Ghana and Uganda lock horns at Stade Olympique de Nouakchott with curtains falling on the 2021 edition of the Total U-20 AFCON, and for Watson “It was a good tournament, showing the growth of the game across the continent, and the need to continue working to advance.”
“The level of the competition is high, but there is still a lot of work to be done looking to the same age category on other Confederations. Work must continue to help these young players to progress further both technically and tactically.
“If we look closely at the teams present in Mauritania, they often played 4-2-3-1. It is a tactic that allows teams to give free rein to their attackers and helps build good defensive way. Many players can intervene defensively, and this is certainly the reason for the relatively few goals scored during the competition, especially in the quarterfinals. There is serious work needed to help young forwards score more.

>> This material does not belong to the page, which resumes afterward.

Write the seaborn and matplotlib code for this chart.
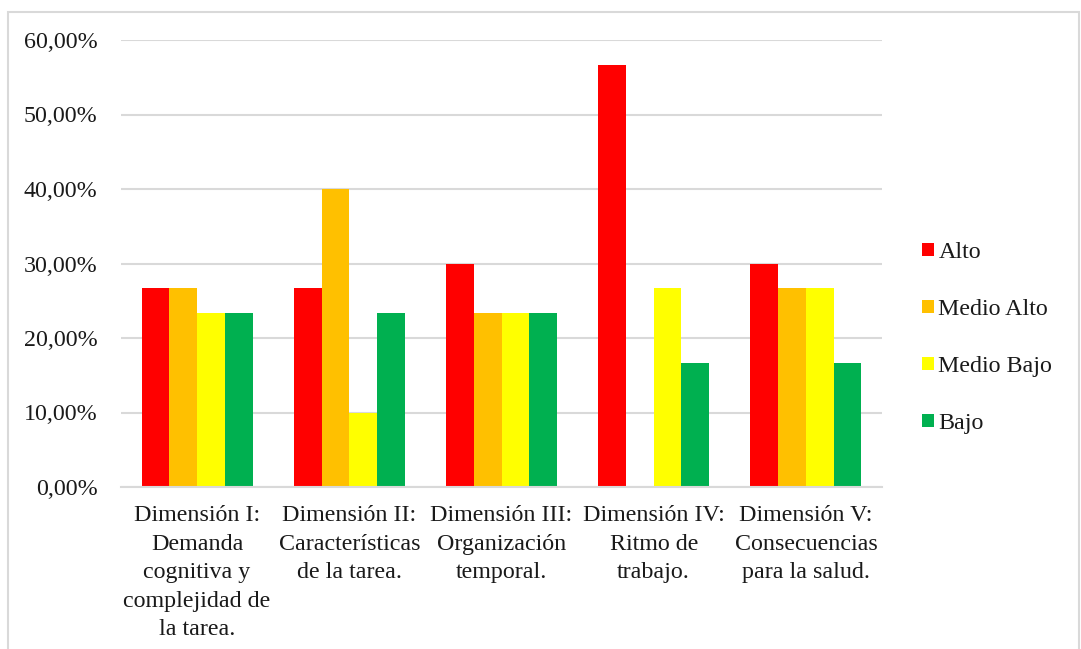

“The other good note is the presence of local coaches. I am happy to see a Cameroonian coach of Mauritania for example, and I was amazed by the presence of a female goalkeeper trainer with Tanzania. This is exceptionally good.”
Teams from all zones
“I was happy to note that in the semifinals, we had teams from of three development zones: two teams from the West (Ghana and Gambia), one from the North (Tunisia) and another from the East (Uganda). This means that everyone is working well on their side, and this tournament allowed teams and coaches to see the results of their work. The gap between teams will decrease, young footballers will progress further and have a great experience at the top level.”
New emerging forces
“It was good to see teams like Central African Republic, Gambia and Uganda at this level of the competition. These teams offered great matches and were not just extras, it gives a different interpretation of African football and it confirms that with work, everyone can move forward. Talents are everywhere and you just need to set up development programs to find the right vein. Alongside Cameroon, Ghana and Tunisia, there are the others who are proving themselves, and this can only be beneficial for continent’s football.”
“While it is true that collective work was put forward by most of the teams present at this competition, I was pleased to note prospects that may emerge in the future. I saw some of Morocco players who were with the U-17 team in Tanzania 2019. It is good to allow these young people to continue their progression from U-17 to U-20. Technically and tactically, they have been remarkable. Cameroon’s Junior Sunday Jang showed great talents as a striker. He is a future great finisher, he has great potential and if he continues working, I have no doubt he could be a future great. In this tournament, there are future good midfielders and forwards.